The practical implications of such a theory of liturgy are multiple. Within the context of the Eastern Churches, specifically the Eastern Orthodox and Oriental Orthodox, the twin scourges of Islam and Communism have been absolutely devastating—far more traumatic than anything that the Western Churches, whether Latin or Protestant, have suffered. Communism made certain promises regarding economic equality that it ultimately and dramatically failed to fulfill, thus leading to its general collapse. During its reign it certainly persecuted Christians zealously and effectively. This can be seen from the fact that the Russian Orthodox Church had more martyrs than any other church in any century during the 20th Century. Or consider the fact that communist Albania is the only country in this history of the world to even have been officially declared an atheistic state. But its reign was not sustainable because it failed to tie in the most profound needs of the human being, which are spiritual and transcendent.

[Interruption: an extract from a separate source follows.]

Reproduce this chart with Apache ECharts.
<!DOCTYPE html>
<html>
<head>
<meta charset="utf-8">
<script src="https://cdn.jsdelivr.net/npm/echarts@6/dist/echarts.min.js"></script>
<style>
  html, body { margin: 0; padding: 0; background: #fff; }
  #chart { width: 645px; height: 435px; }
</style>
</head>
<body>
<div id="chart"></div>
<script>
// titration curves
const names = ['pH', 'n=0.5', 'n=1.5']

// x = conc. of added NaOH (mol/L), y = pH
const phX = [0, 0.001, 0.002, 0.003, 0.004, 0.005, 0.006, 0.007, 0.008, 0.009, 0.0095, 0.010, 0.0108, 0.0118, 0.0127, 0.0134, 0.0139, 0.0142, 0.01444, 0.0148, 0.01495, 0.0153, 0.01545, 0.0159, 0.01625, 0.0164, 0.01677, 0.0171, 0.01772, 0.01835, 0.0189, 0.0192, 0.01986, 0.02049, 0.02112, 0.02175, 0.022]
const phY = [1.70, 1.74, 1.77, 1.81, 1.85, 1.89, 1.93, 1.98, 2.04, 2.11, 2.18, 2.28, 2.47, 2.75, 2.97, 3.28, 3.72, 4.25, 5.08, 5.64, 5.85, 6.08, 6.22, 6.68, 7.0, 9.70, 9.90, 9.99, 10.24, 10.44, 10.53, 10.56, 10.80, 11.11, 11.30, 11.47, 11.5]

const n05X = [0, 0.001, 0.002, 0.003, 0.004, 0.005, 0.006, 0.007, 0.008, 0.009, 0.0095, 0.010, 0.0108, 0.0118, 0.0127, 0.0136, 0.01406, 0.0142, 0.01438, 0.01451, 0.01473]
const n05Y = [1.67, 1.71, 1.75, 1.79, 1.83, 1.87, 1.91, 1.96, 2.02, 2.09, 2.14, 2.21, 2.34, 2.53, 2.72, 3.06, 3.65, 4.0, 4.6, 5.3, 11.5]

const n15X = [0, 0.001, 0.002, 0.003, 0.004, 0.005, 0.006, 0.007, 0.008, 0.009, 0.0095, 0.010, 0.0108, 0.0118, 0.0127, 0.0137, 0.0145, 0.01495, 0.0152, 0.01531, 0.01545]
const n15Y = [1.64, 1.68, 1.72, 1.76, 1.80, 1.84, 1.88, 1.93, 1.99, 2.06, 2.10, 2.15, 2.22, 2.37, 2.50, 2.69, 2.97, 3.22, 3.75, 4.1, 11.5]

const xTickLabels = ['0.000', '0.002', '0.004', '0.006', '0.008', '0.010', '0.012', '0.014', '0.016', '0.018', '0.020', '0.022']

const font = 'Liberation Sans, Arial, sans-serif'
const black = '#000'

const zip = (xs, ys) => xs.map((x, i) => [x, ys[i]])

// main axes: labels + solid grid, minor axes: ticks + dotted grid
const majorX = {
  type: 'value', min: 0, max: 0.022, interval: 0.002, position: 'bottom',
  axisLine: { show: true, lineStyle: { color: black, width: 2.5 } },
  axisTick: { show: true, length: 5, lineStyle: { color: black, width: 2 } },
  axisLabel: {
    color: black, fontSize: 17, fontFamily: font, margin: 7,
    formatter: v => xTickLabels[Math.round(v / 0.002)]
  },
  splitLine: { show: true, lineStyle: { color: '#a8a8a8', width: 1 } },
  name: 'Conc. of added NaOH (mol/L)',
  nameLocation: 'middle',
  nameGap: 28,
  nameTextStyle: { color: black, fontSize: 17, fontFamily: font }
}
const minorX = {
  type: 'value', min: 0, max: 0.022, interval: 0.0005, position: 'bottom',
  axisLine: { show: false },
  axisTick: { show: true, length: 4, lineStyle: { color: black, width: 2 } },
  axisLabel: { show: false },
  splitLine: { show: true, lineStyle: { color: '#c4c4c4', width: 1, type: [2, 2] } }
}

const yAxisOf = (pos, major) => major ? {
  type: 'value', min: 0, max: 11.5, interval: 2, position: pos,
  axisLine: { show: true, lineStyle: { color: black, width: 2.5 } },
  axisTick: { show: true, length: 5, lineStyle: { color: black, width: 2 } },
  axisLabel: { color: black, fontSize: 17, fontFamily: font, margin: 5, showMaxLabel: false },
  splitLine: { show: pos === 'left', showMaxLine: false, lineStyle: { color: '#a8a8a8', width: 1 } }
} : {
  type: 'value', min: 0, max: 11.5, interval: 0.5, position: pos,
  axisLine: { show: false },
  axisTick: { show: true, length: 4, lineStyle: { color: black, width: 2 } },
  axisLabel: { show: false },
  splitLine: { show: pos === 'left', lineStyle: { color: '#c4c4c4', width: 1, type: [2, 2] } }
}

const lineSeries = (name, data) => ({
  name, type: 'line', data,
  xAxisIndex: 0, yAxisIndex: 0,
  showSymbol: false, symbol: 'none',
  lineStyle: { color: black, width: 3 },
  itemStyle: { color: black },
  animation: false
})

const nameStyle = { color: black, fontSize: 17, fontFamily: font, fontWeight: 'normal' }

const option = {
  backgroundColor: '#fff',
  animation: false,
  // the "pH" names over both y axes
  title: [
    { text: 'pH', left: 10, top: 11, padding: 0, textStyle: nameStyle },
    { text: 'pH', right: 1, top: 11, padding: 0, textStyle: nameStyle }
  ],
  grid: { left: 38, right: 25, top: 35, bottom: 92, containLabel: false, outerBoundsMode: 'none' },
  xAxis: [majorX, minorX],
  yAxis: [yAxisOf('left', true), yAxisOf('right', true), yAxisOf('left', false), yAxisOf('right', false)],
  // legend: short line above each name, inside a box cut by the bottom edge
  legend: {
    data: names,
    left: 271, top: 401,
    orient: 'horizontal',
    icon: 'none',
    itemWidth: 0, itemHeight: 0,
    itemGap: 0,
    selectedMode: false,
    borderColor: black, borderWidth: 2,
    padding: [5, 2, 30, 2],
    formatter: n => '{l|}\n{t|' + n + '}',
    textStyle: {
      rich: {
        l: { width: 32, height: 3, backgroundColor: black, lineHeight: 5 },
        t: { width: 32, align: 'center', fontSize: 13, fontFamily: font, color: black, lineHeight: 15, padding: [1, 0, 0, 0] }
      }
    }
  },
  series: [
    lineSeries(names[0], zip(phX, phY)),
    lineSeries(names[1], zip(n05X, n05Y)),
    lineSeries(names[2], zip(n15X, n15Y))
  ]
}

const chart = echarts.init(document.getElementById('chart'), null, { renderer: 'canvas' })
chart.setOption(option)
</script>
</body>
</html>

Islam has been much more effective in the long term of nullifying the life of the Christian community by striking at the heart of the liturgy: the ability, much less the desire, to welcome in new members. The liturgies of the Eastern Churches certainly became central to maintaining the identity of the Christian dhimmis, this is true whether we are speaking of the earliest dhimmi contract or the elaborate millet system of the Ottoman Empire. If this theory of the liturgy is valid, then baptism actually becomes anti-liturgical once it is accepted that certain people within a community cannot receive it. It is anti-liturgical because it announces the emptiness of the work of the church, and denigrates the people who are working it. The foundation of the Church is openness to others, indeed working towards creating openness to others (what we have traditionally called mission and evangelism). And once a church has closed itself to the other, it has made a decision against the work of the people. For this reason martyrdom is the most profound of liturgical acts within the Church: it is the Eucharist written on the body.

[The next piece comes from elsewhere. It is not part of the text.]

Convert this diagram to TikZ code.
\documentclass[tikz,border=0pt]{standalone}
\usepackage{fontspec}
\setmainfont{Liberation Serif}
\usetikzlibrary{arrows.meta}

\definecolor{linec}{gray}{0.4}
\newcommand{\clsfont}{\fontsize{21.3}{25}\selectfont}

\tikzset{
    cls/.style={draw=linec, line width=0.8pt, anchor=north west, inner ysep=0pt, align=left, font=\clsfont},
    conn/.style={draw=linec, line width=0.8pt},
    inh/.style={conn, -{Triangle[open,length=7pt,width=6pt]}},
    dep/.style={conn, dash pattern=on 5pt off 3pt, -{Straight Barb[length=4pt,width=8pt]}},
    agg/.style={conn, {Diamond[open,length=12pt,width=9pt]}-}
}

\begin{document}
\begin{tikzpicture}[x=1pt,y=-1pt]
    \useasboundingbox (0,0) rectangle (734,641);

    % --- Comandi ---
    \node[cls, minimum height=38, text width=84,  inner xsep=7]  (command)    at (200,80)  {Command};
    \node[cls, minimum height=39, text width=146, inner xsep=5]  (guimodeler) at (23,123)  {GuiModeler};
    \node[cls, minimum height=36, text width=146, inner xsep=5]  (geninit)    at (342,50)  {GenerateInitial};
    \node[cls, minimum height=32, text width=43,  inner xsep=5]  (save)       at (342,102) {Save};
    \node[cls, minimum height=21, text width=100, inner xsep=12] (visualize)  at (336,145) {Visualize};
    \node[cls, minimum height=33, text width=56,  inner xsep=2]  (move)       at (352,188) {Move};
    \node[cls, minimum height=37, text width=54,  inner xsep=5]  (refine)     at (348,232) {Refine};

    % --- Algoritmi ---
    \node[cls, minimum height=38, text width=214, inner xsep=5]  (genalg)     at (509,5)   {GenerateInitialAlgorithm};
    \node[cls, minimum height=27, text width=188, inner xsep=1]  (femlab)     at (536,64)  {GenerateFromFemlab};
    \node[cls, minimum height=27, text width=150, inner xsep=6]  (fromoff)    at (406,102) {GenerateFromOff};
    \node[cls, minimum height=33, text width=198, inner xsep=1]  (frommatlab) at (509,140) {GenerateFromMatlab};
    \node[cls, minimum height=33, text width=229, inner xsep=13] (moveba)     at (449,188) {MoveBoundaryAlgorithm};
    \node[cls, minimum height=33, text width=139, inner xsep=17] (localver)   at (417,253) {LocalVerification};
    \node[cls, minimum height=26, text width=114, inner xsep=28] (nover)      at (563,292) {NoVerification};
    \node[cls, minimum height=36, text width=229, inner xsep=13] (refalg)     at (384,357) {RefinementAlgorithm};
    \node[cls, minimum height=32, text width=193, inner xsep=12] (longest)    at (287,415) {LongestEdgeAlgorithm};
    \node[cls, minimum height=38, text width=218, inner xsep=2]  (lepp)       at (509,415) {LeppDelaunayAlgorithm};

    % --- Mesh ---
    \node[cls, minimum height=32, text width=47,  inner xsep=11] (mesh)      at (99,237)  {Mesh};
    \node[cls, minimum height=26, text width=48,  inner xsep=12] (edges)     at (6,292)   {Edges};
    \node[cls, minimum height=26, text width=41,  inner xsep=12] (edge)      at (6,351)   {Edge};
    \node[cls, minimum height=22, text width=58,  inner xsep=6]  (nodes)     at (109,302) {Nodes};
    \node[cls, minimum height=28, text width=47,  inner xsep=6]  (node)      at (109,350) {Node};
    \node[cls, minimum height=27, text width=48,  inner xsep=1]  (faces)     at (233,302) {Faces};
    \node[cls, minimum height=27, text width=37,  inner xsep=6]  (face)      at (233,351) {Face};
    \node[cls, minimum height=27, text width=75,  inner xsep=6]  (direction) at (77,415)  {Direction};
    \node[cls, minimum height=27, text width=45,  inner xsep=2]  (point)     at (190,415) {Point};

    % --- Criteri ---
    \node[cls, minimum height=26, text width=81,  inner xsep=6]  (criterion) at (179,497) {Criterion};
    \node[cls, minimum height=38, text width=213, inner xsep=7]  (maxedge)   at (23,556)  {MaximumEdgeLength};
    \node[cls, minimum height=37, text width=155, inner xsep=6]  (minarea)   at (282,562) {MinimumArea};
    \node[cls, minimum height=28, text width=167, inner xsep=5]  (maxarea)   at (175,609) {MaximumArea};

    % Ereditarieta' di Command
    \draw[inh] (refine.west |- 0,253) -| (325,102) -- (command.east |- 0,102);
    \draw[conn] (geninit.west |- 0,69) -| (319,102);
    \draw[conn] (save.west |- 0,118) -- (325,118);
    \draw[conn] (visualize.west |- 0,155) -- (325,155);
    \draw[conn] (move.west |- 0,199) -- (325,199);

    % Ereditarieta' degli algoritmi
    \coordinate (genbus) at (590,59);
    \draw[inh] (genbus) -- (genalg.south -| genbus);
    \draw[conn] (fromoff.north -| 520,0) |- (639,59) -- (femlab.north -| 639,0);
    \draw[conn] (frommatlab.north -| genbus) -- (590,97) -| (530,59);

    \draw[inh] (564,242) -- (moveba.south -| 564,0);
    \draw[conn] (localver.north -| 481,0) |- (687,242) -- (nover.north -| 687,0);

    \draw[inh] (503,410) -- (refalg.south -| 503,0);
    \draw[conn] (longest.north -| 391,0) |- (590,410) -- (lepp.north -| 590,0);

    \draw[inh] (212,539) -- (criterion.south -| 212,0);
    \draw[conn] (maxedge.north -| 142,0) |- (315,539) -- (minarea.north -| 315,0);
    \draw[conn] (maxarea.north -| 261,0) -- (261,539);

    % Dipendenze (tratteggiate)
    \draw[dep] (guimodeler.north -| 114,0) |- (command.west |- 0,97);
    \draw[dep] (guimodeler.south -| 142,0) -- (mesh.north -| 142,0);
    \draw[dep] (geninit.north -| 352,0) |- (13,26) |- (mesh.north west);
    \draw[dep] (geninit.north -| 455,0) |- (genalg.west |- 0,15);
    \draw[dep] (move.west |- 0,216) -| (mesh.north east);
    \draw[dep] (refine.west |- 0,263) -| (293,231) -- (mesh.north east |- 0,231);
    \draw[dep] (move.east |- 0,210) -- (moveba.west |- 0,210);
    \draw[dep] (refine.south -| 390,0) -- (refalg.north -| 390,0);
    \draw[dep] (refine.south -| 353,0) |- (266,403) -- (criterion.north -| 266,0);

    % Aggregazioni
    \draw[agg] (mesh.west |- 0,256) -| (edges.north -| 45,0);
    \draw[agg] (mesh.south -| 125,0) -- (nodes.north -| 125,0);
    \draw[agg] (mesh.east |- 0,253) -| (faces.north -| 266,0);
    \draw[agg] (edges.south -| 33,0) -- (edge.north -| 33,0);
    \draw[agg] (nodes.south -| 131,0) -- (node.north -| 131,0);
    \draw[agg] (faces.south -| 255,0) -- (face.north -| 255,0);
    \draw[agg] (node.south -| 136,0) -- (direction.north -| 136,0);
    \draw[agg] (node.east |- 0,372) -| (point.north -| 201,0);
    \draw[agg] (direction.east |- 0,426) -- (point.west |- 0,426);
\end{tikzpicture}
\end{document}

The criterion of success for liturgy does not need to be viewed through a Western lens of church growth and popularity. Continuity of a community is certainly important, and many of the churches in MENA are declining, and some are on the verge of total extinction. Additionally, the commission of Jesus to make disciples of all ethnic groups and nations, as well as the archetypal example of the early church in Jerusalem, certainly implies that over the long term growth and welcoming in people who formerly had not entered into the Kingdom of God was to be normative and mandatory.


E. Twist said…

Wonderful post. Very well thought through. I, of course, loved this bit;

"The liturgy of the community must sustain the sense of the otherness of this community and why it is special. On the other hand, a liturgy must establish a sense of identity that is willing and hopefully zealous to welcome in others, for the simple reason that most communities that do not welcome in others or have no desire to welcome in others are not giving."

It is so essential to build communities that do more than simply reflect their surrounding culture. Pop-communities lack integrity. The Church is to proclaim the "otherness" of God's Kingdom. It is tough to do that when one's practices are indistinguishable from one's secular milieu.